Pourtant, on sait aussi combien et comment on en parle, dans les gazettes et sur les ondes, de ces romans. Je vous renvoie là-dessus à l'essai salvateur de Pierre Bayard, Comment parler des livres que l'on n'a pas lus.
« D'autres y parviennent en faisant ennuyeux comme la vie; du moins la leur [...] . Ayant choisi pour personnage central un être terne, sans grammaire, sans courage, sans humour, sans soif, sans appétit, qui aurait fait plaisir à Pascal sans faire plaisir à Gargantua, ils lui font mener une existence larvaire qu'il passe à s'attendre lui-même dans une espèce de vestibule grisâtre jusqu'à la fin du dernier chapitre où l'on apprend que, tout bien vu, il ne viendra pas. (C'est ce qui soulage : on en avait supporté un pendant trois cents pages, en aurait-on supporté deux ?) Ce qui surprend le lecteur naïf c'est la haute considération dont l'auteur, tout du long, entoure ce personnage [...]. C'est que l'auteur s'est pris pour modèle. Son personnage lui ressemble comme un frère. »
Vialatte commet ici une erreur :ce roman ne comporte généralement pas plus de chapitre que de paragraphes. Ni, pour le plus audacieux, de ponctuation.
« Il s'agissait de décourager le lecteur facile. Tous ne le sont pas. J'en connais un qui n'admet que deux auteurs : un Grec dont l'unique manuscrit a disparu en 640 dans l'incendie de la bibliothèque d'Alexandrie, et un Persan du Ier siècle qu'on n'a connu que par ouï-dire, à la faveur d'indiscrétions. »
Voici à peu près les prédilections que certains de mes proches plus ou moins distants me prêtent -- on ne prête qu'au riches.

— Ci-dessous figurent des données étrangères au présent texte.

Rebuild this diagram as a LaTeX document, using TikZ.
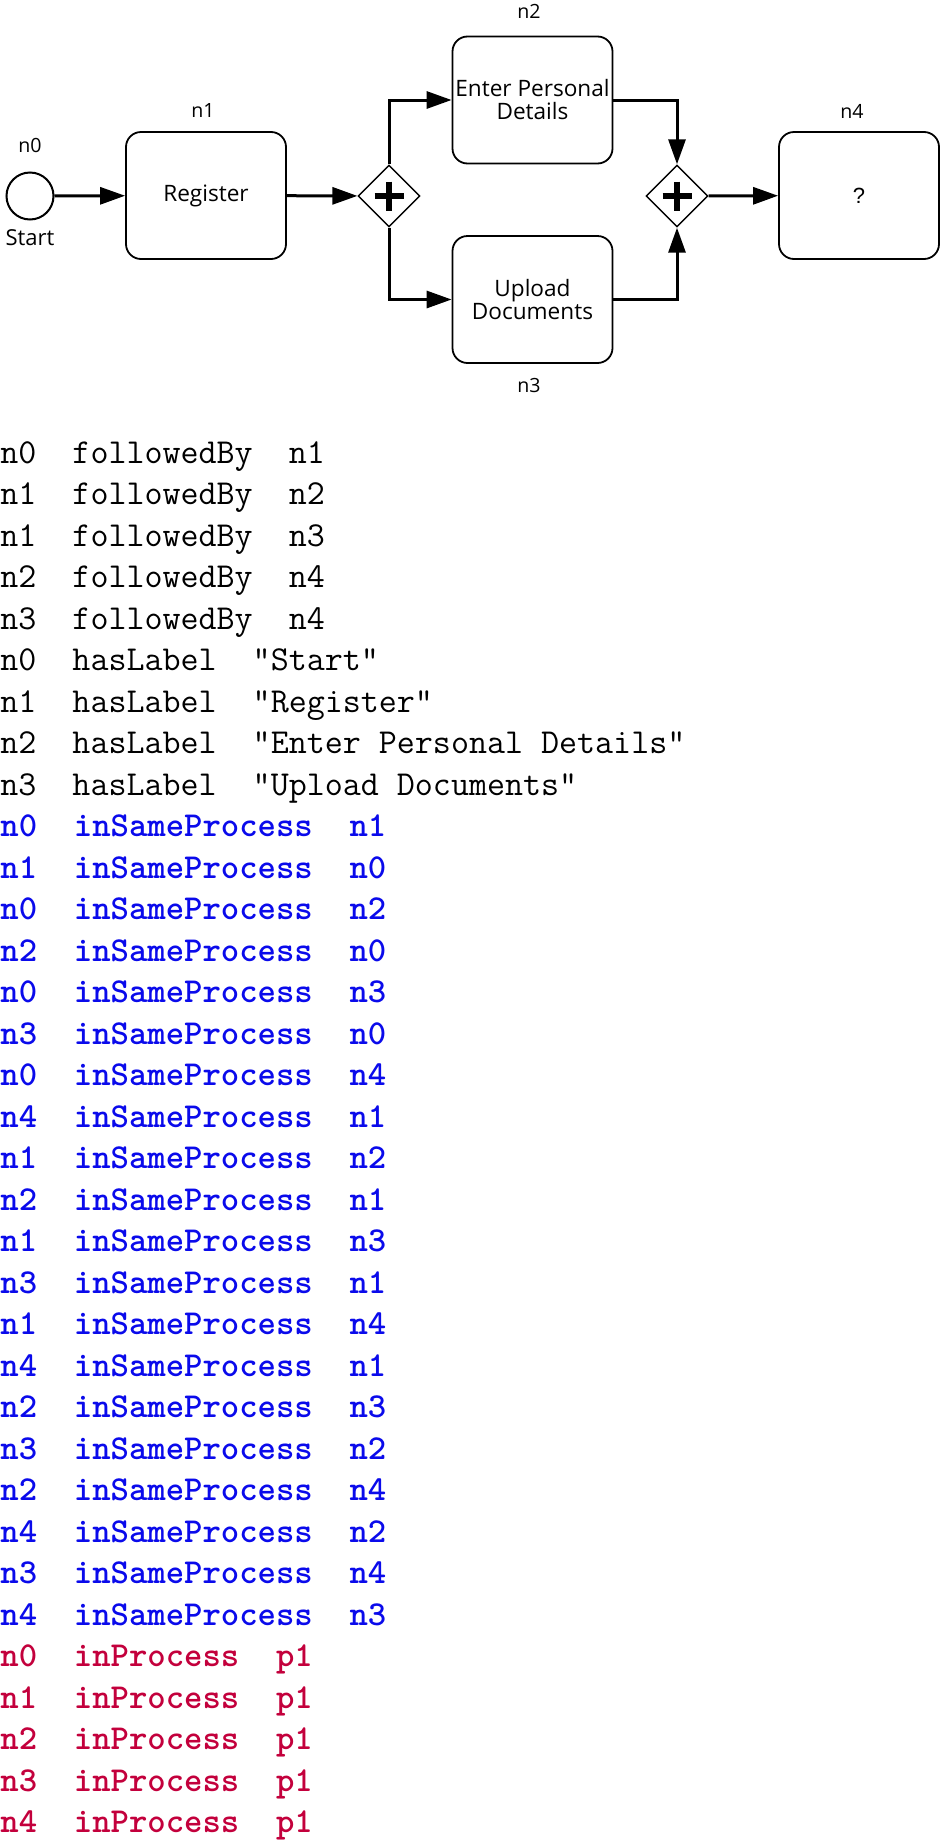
\documentclass[tikz,border=0pt]{standalone}
\usepackage{fontspec}
\newfontfamily\diag{Open Sans}
\newfontfamily\arialf{Liberation Sans}
\usetikzlibrary{arrows.meta,shapes.geometric}
\definecolor{tblue}{RGB}{10,10,235}
\definecolor{tred}{RGB}{195,0,60}
\begin{document}
\begin{tikzpicture}[x=0.5pt,y=-0.5pt,
  task/.style={draw, rounded corners=7.5pt, line width=0.9pt, minimum width=80pt, minimum height=63.5pt,
    align=center, inner sep=0pt, font=\diag\fontsize{11.3}{11.5}\selectfont},
  gate/.style={draw, diamond, line width=0.7pt, minimum width=31pt, minimum height=31pt, inner sep=0pt},
  flow/.style={line width=1.5pt, -{Triangle[length=12.5pt,width=8.5pt]}},
  plus/.style={line width=2.6pt},
  lbl/.style={inner sep=0pt, font=\diag\fontsize{9.8}{11}\selectfont},
  fact/.style={anchor=base west, inner sep=0pt, font=\ttfamily\fontsize{17.5}{20}\selectfont},
  blk/.style={text=black},
  blu/.style={text=tblue, font=\ttfamily\bfseries\fontsize{17.5}{20}\selectfont},
  rd/.style={text=tred, font=\ttfamily\bfseries\fontsize{17.5}{20}\selectfont}]
\useasboundingbox (0,0) rectangle (943,1842);

% process diagram
\node[circle, draw, line width=1pt, minimum size=23.5pt, inner sep=0pt] (n0) at (30,196) {};
\node[task] (n1) at (206,195.5) {Register};
\node[gate] (g1) at (389,196) {};
\node[task] (n2) at (532.5,100) {Enter Personal\\Details};
\node[task] (n3) at (532.5,299.5) {Upload\\Documents};
\node[gate] (g2) at (677,196) {};
\node[task, font=\arialf\fontsize{11}{12}\selectfont] (n4) at (859,195.5) {?};

\node[lbl] (l0) at (30,145) {n0};
\node[lbl, font=\diag\fontsize{11}{12}\selectfont] (ls) at (30,238) {Start};
\node[lbl] (l1) at (203,111) {n1};
\node[lbl] (l2) at (529,11) {n2};
\node[lbl] (l3) at (529,385) {n3};
\node[lbl] (l4) at (852,111) {n4};

\draw[plus] (g1.center) ++(-14.5,0) -- ++(29,0);
\draw[plus] (g1.center) ++(0,-14.5) -- ++(0,29);
\draw[plus] (g2.center) ++(-14.5,0) -- ++(29,0);
\draw[plus] (g2.center) ++(0,-14.5) -- ++(0,29);

\draw[flow] (n0) -- (n1);
\draw[flow] (n1) -- (g1);
\draw[flow] (g1.north) |- (n2.west);
\draw[flow] (g1.south) |- (n3.west);
\draw[flow] (n2.east) -| (g2.north);
\draw[flow] (n3.east) -| (g2.south);
\draw[flow] (g2) -- (n4);

% facts
\foreach \t/\s [count=\k from 0] in {
 {n0~~followedBy~~n1}/blk,
 {n1~~followedBy~~n2}/blk,
 {n1~~followedBy~~n3}/blk,
 {n2~~followedBy~~n4}/blk,
 {n3~~followedBy~~n4}/blk,
 {n0~~hasLabel~~"Start"}/blk,
 {n1~~hasLabel~~"Register"}/blk,
 {n2~~hasLabel~~"Enter Personal Details"}/blk,
 {n3~~hasLabel~~"Upload Documents"}/blk,
 {n0~~inSameProcess~~n1}/blu,
 {n1~~inSameProcess~~n0}/blu,
 {n0~~inSameProcess~~n2}/blu,
 {n2~~inSameProcess~~n0}/blu,
 {n0~~inSameProcess~~n3}/blu,
 {n3~~inSameProcess~~n0}/blu,
 {n0~~inSameProcess~~n4}/blu,
 {n4~~inSameProcess~~n1}/blu,
 {n1~~inSameProcess~~n2}/blu,
 {n2~~inSameProcess~~n1}/blu,
 {n1~~inSameProcess~~n3}/blu,
 {n3~~inSameProcess~~n1}/blu,
 {n1~~inSameProcess~~n4}/blu,
 {n4~~inSameProcess~~n1}/blu,
 {n2~~inSameProcess~~n3}/blu,
 {n3~~inSameProcess~~n2}/blu,
 {n2~~inSameProcess~~n4}/blu,
 {n4~~inSameProcess~~n2}/blu,
 {n3~~inSameProcess~~n4}/blu,
 {n4~~inSameProcess~~n3}/blu,
 {n0~~inProcess~~p1}/rd,
 {n1~~inProcess~~p1}/rd,
 {n2~~inProcess~~p1}/rd,
 {n3~~inProcess~~p1}/rd,
 {n4~~inProcess~~p1}/rd}
 \node[fact,\s] (f\k) at (0,463+41.5*\k) {\t};
\end{tikzpicture}
\end{document}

« Quand au français, il estime en gros qu'on ne sait plus le parler depuis 1684; juillet 1684; d'autres disent juin, il consent juillet; ce qui a suivi n'est plus que charabia. Pour des lecteurs si difficiles il faut tout de même qu'on écrive des livres; je connais une crémière du XVe qui prépare un roman qu'on peut lire à l'envers.
Toutes ces formules sont sans avenir; si distingué qu'on soit on se fatigue de l'ennui, de l'absence de talent et des romans de crémière. Je n'en dirai pas autant pour le roman sans texte. " L'avenir, vient de dire un éditeur célèbre, l'avenir est au papier blanc. " »
C'était le 24 octobre 1961. Et de conclure cette chronique, comme chacune de celles-ci, d'un impossible : « Et c'est ainsi qu'Allah est grand. »
Alexandre VIALATTE, Chroniques de la Montagne, Vol. 1 (1952-1961) et Vol. 2 (1962-1971), Bouquins, Paris, 2000.